樋口さんは「一定量を超えて飲むことは良くないという意識を持つことが重要だ。酒を飲んだら無礼講というような考え方もあるが、度を超えると取り返しがつかなくなることもある。そういった現実をもう少し認識する必要があるのでは」と意識改善を訴える。
草なぎ容疑者が飲酒時にどんな心理状態だったかは不明だが、ストレスから飲酒に走る人もいる。社団法人アルコール健康医学協会(東京都文京区)の常務理事、古屋賢隆さん(67)は「少なくとも飲んだときにはストレスを忘れられると一般的には言われるが、本質的な解決にはつながらない。自分のペースで楽しく適正な量を食べながら飲むのが重要だ」と話している。

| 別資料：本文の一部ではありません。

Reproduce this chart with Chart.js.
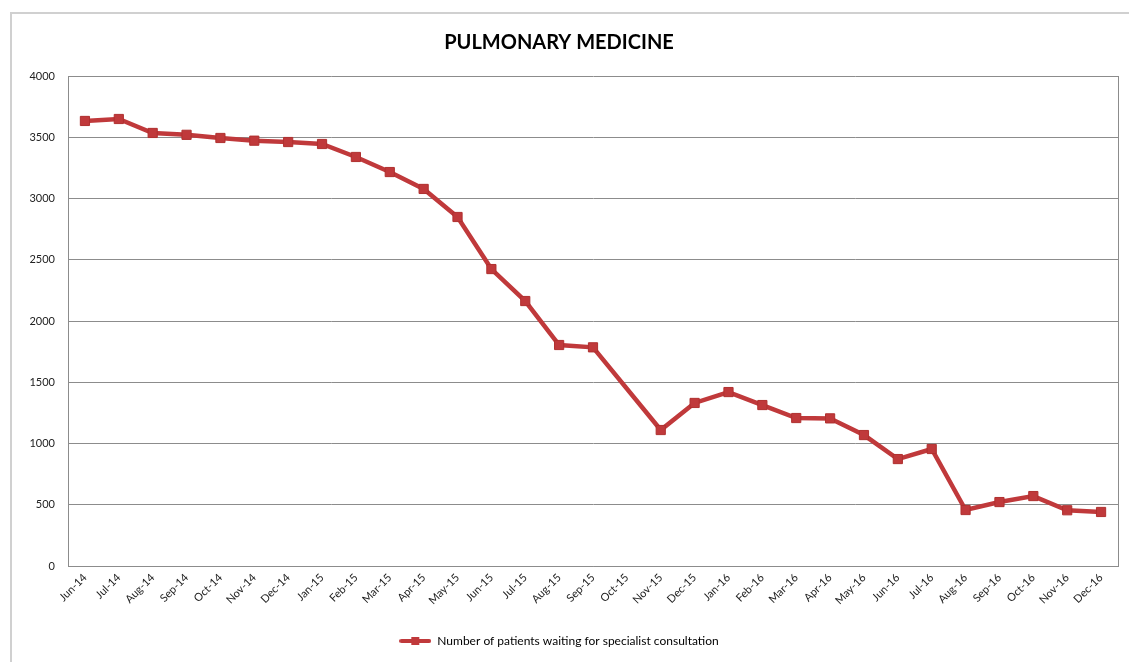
<!DOCTYPE html>
<html>
<head>
<meta charset="utf-8">
<script src="https://cdn.jsdelivr.net/npm/chart.js@4.4.0/dist/chart.umd.min.js"></script>
<style>
  html, body { margin: 0; padding: 0; background: #fff; }
  #wrap { position: relative; width: 1129px; height: 662px; }
  #frame { position: absolute; left: 10px; top: 12px; right: 0; bottom: 0; border-left: 2px solid #d0d0d0; border-top: 2px solid #d0d0d0; pointer-events: none; }
  canvas { position: absolute; left: 0; top: 0; }
</style>
</head>
<body>
<div id="wrap">
  <canvas id="c" width="1129" height="662"></canvas>
  <div id="frame"></div>
</div>
<script>
const categories = ["Jun-14","Jul-14","Aug-14","Sep-14","Oct-14","Nov-14","Dec-14","Jan-15","Feb-15","Mar-15","Apr-15","May-15","Jun-15","Jul-15","Aug-15","Sep-15","Oct-15","Nov-15","Dec-15","Jan-16","Feb-16","Mar-16","Apr-16","May-16","Jun-16","Jul-16","Aug-16","Sep-16","Oct-16","Nov-16","Dec-16"];
const waitingPatients = [3633,3649,3535,3520,3494,3472,3461,3445,3339,3216,3078,2849,2424,2163,1804,1785,null,1110,1331,1420,1314,1208,1205,1069,873,955,457,522,571,455,441];
const seriesLabel = "Number of patients waiting for specialist consultation";
const chartTitle = "PULMONARY MEDICINE";

const lineColor = '#c0393b';

// legend symbol: line with square marker
const sym = document.createElement('canvas');
sym.width = 32; sym.height = 10;
(function(){
  const g = sym.getContext('2d');
  g.strokeStyle = lineColor; g.lineWidth = 4; g.lineCap = 'round';
  g.beginPath(); g.moveTo(2,5); g.lineTo(30,5); g.stroke();
  g.fillStyle = lineColor; g.fillRect(12,1,8,8);
})();

const frameBox = {
  id: 'frameBox',
  afterDraw(chart) {
    const a = chart.chartArea, ctx = chart.ctx;
    ctx.save();
    ctx.strokeStyle = '#8c8c8c'; ctx.lineWidth = 1;
    ctx.beginPath();
    ctx.moveTo(Math.round(a.right)+0.5, a.top);
    ctx.lineTo(Math.round(a.right)+0.5, a.bottom);
    ctx.stroke();
    ctx.restore();
  }
};

new Chart(document.getElementById('c'), {
  type: 'line',
  data: {
    labels: categories,
    datasets: [{
      label: seriesLabel,
      data: waitingPatients,
      borderColor: lineColor,
      backgroundColor: lineColor,
      borderWidth: 4.5,
      pointStyle: 'rect',
      pointRadius: 6.5,
      pointHoverRadius: 6.5,
      pointBackgroundColor: lineColor,
      pointBorderColor: '#b0302f',
      pointBorderWidth: 1,
      spanGaps: true,
      tension: 0
    }]
  },
  options: {
    responsive: false,
    animation: false,
    events: [],
    layout: { padding: { left: 0, right: 11, top: 0, bottom: 5 } },
    plugins: {
      title: {
        display: true,
        text: chartTitle,
        color: '#000',
        font: { family: 'Lato, "Open Sans", sans-serif', size: 20, weight: 'bold', lineHeight: 1.2 },
        padding: { top: 31, bottom: 21 }
      },
      legend: {
        display: true,
        position: 'bottom',
        labels: {
          usePointStyle: true,
          pointStyle: sym,
          pointStyleWidth: 32,
          boxWidth: 32,
          color: '#222',
          font: { family: 'Lato, "Open Sans", sans-serif', size: 12 },
          padding: 10,
          generateLabels(chart) {
            return [{ text: seriesLabel, pointStyle: sym, fillStyle: lineColor, strokeStyle: lineColor, lineWidth: 0, datasetIndex: 0, hidden: false }];
          }
        }
      },
      tooltip: { enabled: false }
    },
    scales: {
      x: {
        offset: true,
        grid: { display: false, drawTicks: false },
        border: { display: true, color: '#8c8c8c', width: 1 },
        ticks: {
          autoSkip: false,
          maxRotation: 45,
          minRotation: 45,
          padding: 5,
          color: '#222',
          font: { family: 'Lato, "Open Sans", sans-serif', size: 11 }
        },
        afterFit(s) { s.height = 59; }
      },
      y: {
        min: 0,
        max: 4000,
        ticks: {
          stepSize: 500,
          padding: 13,
          color: '#222',
          font: { family: 'Lato, "Open Sans", sans-serif', size: 11 },
          callback: (v) => String(v)
        },
        grid: { color: '#8c8c8c', lineWidth: 1, drawTicks: false },
        border: { display: true, color: '#8c8c8c', width: 1 },
        afterFit(s) { s.width = 68; }
      }
    }
  },
  plugins: [frameBox]
});
</script>
</body>
</html>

酒は飲んでも飲まれるな、などと言われますが、ここまで劇的に酒に「飲まれて」しまった人を見ると、改めて、節度ある飲酒の必要性ということをしみじみと感じさせられます。
酒を飲んで刑事事件を起こす、ということは、日常的によく見られることで、草なぎ容疑者のような公然わいせつ事案ののほか、器物損壊、喧嘩(暴行、傷害)、ふらふらする中での住居侵入、建造物侵入といった違法行為はよく見受けれます。
飲酒酩酊といものは、そうではない場合の抑制を解除して本能的な部分が頭をもたげがちな面があるので、飲酒の上、痴漢行為や、人によっては放火などの重大な犯罪に及ぶということも、多くはありませんが起きることがあります。
飲酒状態下で犯罪を犯した場合の責任能力については、昔から、ビンダーという学者が提唱した三分法というものが、実務でも比較的広く支持されていて、酩酊を

1 単純酩酊
2 異常酩酊

に分け、異常酩酊をさらに

1 複雑酩酊
2 病的酩酊

に分けた上で、単純酩酊が完全責任能力、複雑酩酊が限定責任能力心神耗弱)、病的酩酊が責任無能力(心神喪失)と考えられています。
草なぎ容疑者の場合、飲酒量が多量、犯行当時の記憶が欠落しているようですが、報道によると「全裸で何が悪い」といった言動もあったとのことで、単純酩酊の範囲内ではないかと考えられる一方で、行動の異常性が、日頃の人格(と言ってもどういう人格の人なのかよくわかりませんが)とかい離しているのではないかと感じられる部分もあって、鑑定してみると、異常酩酊とか病的酩酊といった結論が出る可能性がないとは言えないでしょう。
ただ、この種の、重大とは言えない犯罪(公然わいせつ)につき、鑑定まで行うということは通常はないので、草なぎ容疑者の責任能力について厳密な解明が行われるということは、おそらくないと思います。
SMAPファンの署名が100万人分くらい集まって検察庁に提出されれば、世論に動かされて鑑定が行われ、その結果が責任無能力ということになって不起訴、無罪、ということも起きるかもしれませんが、現実的ではないでしょうね。ただ、そうなれば、「人間として最低」ではなかった、飲酒酩酊により自らの行動をコントロールできなかったということが証明できることにはなるでしょう。